Description of problem: kernel crashes during heavy load on large (>1TB md) xfs valumes when the kernel stack size is only 4k Version-Release number of selected component (if applicable): 2.6.18-1.2257.fc5 How reproducible: once or two times per week, on heavy load Steps to Reproduce: 1. heavy load from several sources: httpd, nfs, scp, dd Actual results: xfs related kernel panic, or simply freeze Expected results: ??? work without flaws, maybe??? Additional info: i have an impression this is a known issue that xfs and 4k do not mix anymore. you should decide to either (1) switch to default 8k or (2) remove xfs support since a lot of people is losing data (one of the crashes required complete format since xfs_repair was segfaulting on such mess)...
we need to see the traces really to be able to do anything with this.
Yep, stacking xfs over MD and nfs and ... is going to push the limits of the 4k stack. sgi guys have done a little work to try to trim down stack usage but adding IO layers will help add it up again. Seeing traces would at least identify the particular callchain that you ran into.... a couple of thoughts on making this more robust/safe for fedora users... perhaps we could refuse to even load the xfs module into a 4kstacks kernel unless loaded with an "i_want_to_live_on_the_edge" module option or somesuch... also, Russell has suggested the possibility of making stack size a boot time parameter; but I bet that will go over like a ton of bricks upstream. -Eric
We need more info on how this actually failed, or we can't even begin to address it. Backtraces please?

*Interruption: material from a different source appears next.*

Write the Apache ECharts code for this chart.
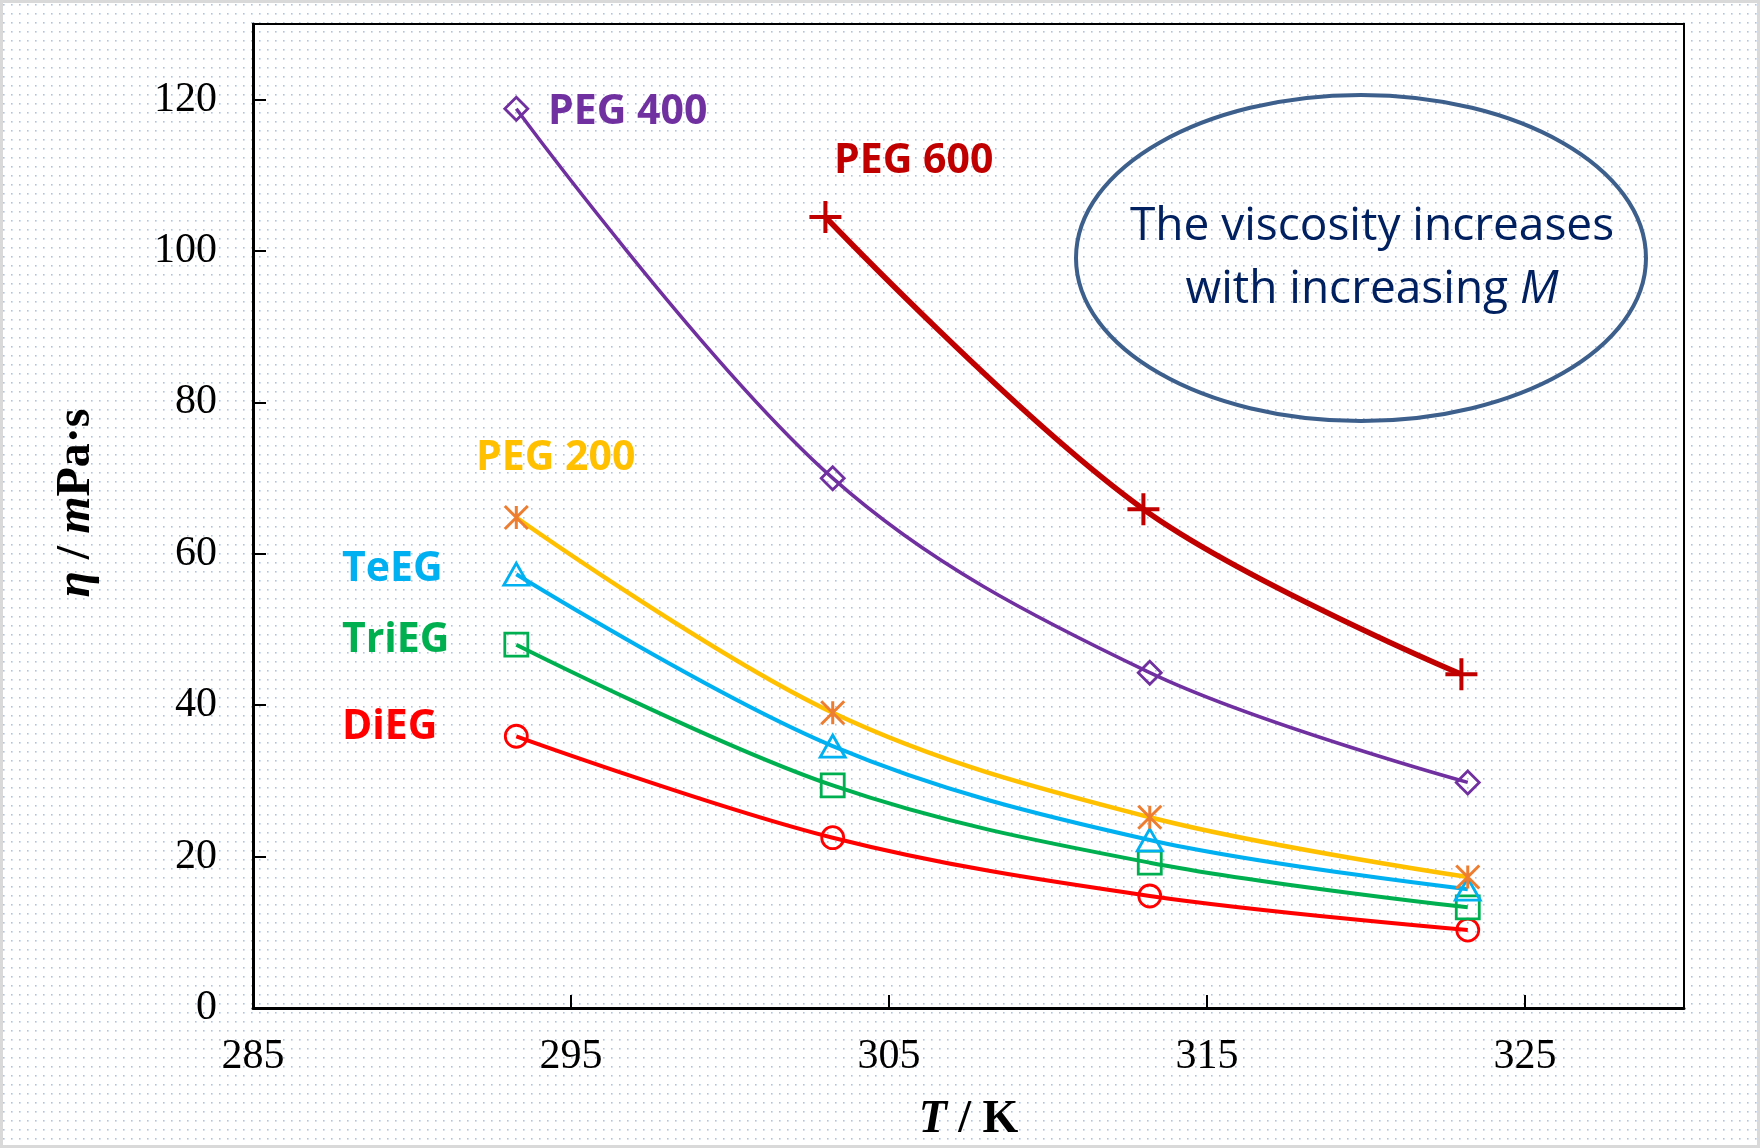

Created attachment 156797 [details] Panic backtrace of XFS stack overflow Kernel panic trace from a Hyperthreaded P4 running 2.6.20-1.2316.fc5smp. The system provides NFS access to a 1.3T XFS volume on software raid 5. The machine is also used to analyze the data written to the discs. Under heavy load (two memory intensive processes) plus a constant (~1Mb/s) write rate to the discs, the machine falls over after some unpredictable time between a few hours to a few days.
Thanks, I'll look over that stack backtrace. Interestingly, there seems to be no xfs functions in the stack which caused the initial warning. FWIW in the past I think I've seen the stack overflow warning itself cause the *actual* stack overflow... Honestly, xfs + any complex IO stack will have a very hard time fitting into 4k. SGI has been chipping away at the problem, but the low-hanging fruit has all been found... If this is critical to your workflow, I would seriously suggest using an x86_64 box for the purpose, which has 8k stacks (yes, they must share that 8k with irqs, but in my experience it's been a much more robust combination). I'll look over those stack traces & see if anything interesting pops out, though. -Eric
ah, I think the backtrace has the stack warning intermingled with the subsequent oops, it will take a bit to untangle it. (but yeah, xfs is in there) :)

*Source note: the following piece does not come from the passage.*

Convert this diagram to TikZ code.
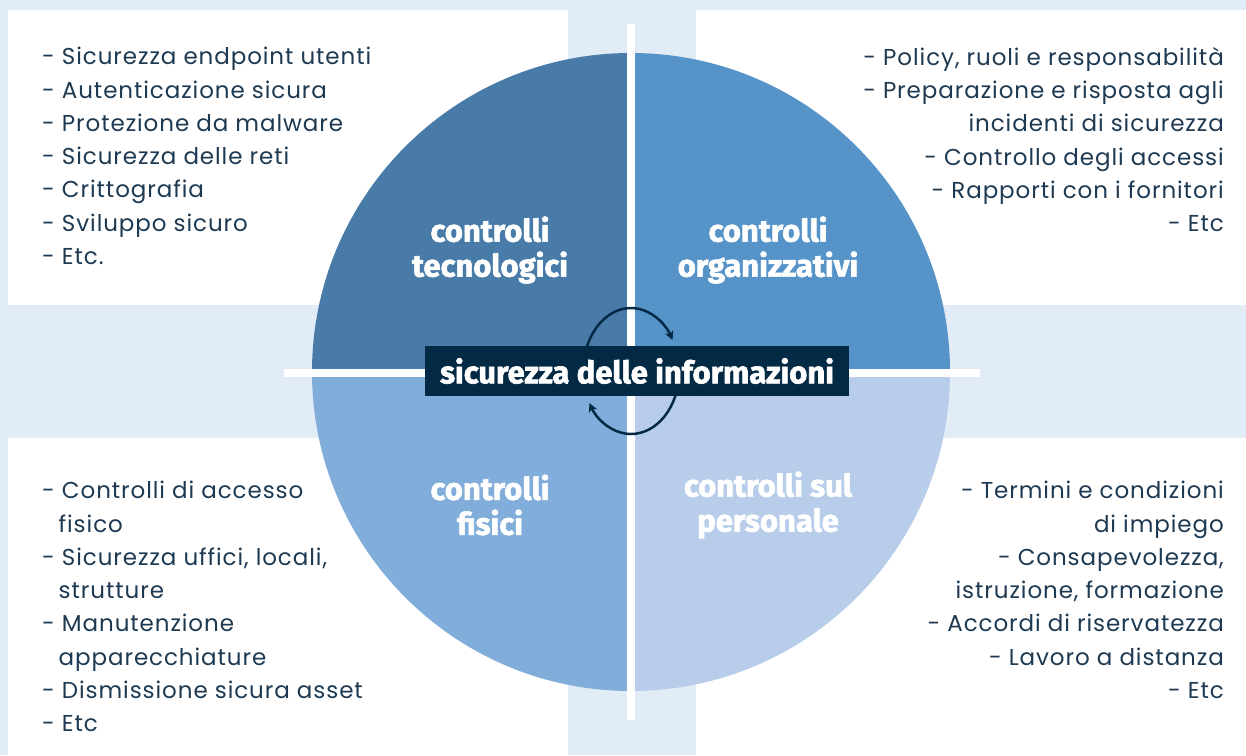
\documentclass[tikz,border=0pt]{standalone}
\usepackage{fontspec}
\setmainfont{Poppins}[LetterSpace=4]
\newfontfamily\headfont{Fira Sans}[BoldFeatures={FakeBold=2}]
\usetikzlibrary{arrows.meta}

\definecolor{bgblue}{HTML}{E1ECF7}
\definecolor{techblue}{HTML}{487BA8}
\definecolor{orgblue}{HTML}{5593C8}
\definecolor{physblue}{HTML}{81ADDA}
\definecolor{persblue}{HTML}{B7CDE9}
\definecolor{navy}{HTML}{032A45}
\definecolor{listtext}{HTML}{1E3A52}

\tikzset{
	quadlabel/.style={text=white, align=center, inner sep=0pt, font=\headfont\bfseries\fontsize{31}{35}\selectfont},
	itemlist/.style={text=listtext, inner sep=0pt, font=\fontsize{23}{33.3}\selectfont},
	cycle arrow/.style={navy, line width=2.5, -{Stealth[length=9,width=9]}}
}

\begin{document}
\begin{tikzpicture}[x=1pt, y=1pt]
		\useasboundingbox (0,0) rectangle (1246,-755);
		\fill[bgblue] (0,0) rectangle (1246,-755);
		
		\fill[white] (8,-10) rectangle (568,-305);
		\fill[white] (696,-10) rectangle (1246,-305);
		\fill[white] (8,-438) rectangle (568,-755);
		\fill[white] (696,-438) rectangle (1246,-755);
		
		\coordinate (C) at (631,-372);
		\fill[techblue] (C) -- ++(-319,0) arc[start angle=180, end angle=90, radius=319] -- cycle;
		\fill[orgblue] (C) -- ++(0,319) arc[start angle=90, end angle=0, radius=319] -- cycle;
		\fill[persblue] (C) -- ++(319,0) arc[start angle=0, end angle=-90, radius=319] -- cycle;
		\fill[physblue] (C) -- ++(0,-319) arc[start angle=-90, end angle=-180, radius=319] -- cycle;
		
		\coordinate (crossN) at (631,-24);
		\coordinate (crossS) at (631,-720);
		\coordinate (crossW) at (284,-373);
		\coordinate (crossE) at (980,-373);
		\draw[white, line width=8] (crossN) -- (crossS);
		\draw[white, line width=8] (crossW) -- (crossE);
		
		\draw[cycle arrow] ([shift={(165:48 and 64)}]C) arc[start angle=165, end angle=30, x radius=48, y radius=64];
		\draw[cycle arrow] ([shift={(-12:48 and 62)}]C) arc[start angle=-12, end angle=-150, x radius=48, y radius=62];
		
		\node[fill=navy, text=white, minimum width=424, minimum height=50, inner sep=0pt, font=\headfont\bfseries\fontsize{31}{31}\selectfont] (core) at (637,-371) {sicurezza delle informazioni};
		
		\node[quadlabel] (tech) at (490,-250) {controlli\\tecnologici};
		\node[quadlabel] (org) at (768,-250) {controlli\\organizzativi};
		\node[quadlabel] (phys) at (490,-505) {controlli\\fisici};
		\node[quadlabel] (pers) at (768,-505) {controlli sul\\personale};
		
		\node[itemlist, anchor=north west, align=left] (techlist) at (42,-47) {- Sicurezza endpoint utenti\\- Autenticazione sicura\\- Protezione da malware\\- Sicurezza delle reti\\- Crittografia\\- Sviluppo sicuro\\- Etc.};
		\node[itemlist, anchor=north east, align=right] (orglist) at (1224,-47) {- Policy, ruoli e responsabilità\\- Preparazione e risposta agli\\incidenti di sicurezza\\- Controllo degli accessi\\- Rapporti con i fornitori\\- Etc};
		\node[itemlist, anchor=north west, align=left] (physlist) at (42,-481) {- Controlli di accesso\\\hphantom{-\,}fisico\\- Sicurezza uffici, locali,\\\hphantom{-\,}strutture\\- Manutenzione\\\hphantom{-\,}apparecchiature\\- Dismissione sicura asset\\- Etc};
		\node[itemlist, anchor=north east, align=right] (perslist) at (1224,-481) {- Termini e condizioni\\di impiego\\- Consapevolezza,\\istruzione, formazione\\- Accordi di riservatezza\\- Lavoro a distanza\\- Etc};
	\end{tikzpicture}
\end{document}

*** Bug 240077 has been marked as a duplicate of this bug. ***
The other fun thing here is that the stack warning *itself* tends to push the stack over the edge, if you're close enough to make it go off. Neat, eh? I've sent something upstream to see about addressing this, but it's not been accepted yet. -Eric
I'm going to close this as "UPSTREAM" - I'm never going to fully resolve this bug, though I do occasionally try to whack down the worst offenders if I can. Realistically, the problem is known, and it's going to take upstream work (from sgi, on xfs, and maybe from core kernel work to ease stack for stacked IO). For now, as of fedora devel today, xfs is reasonably functional on 4k stacks, esp. if you don't put it over a volume manager....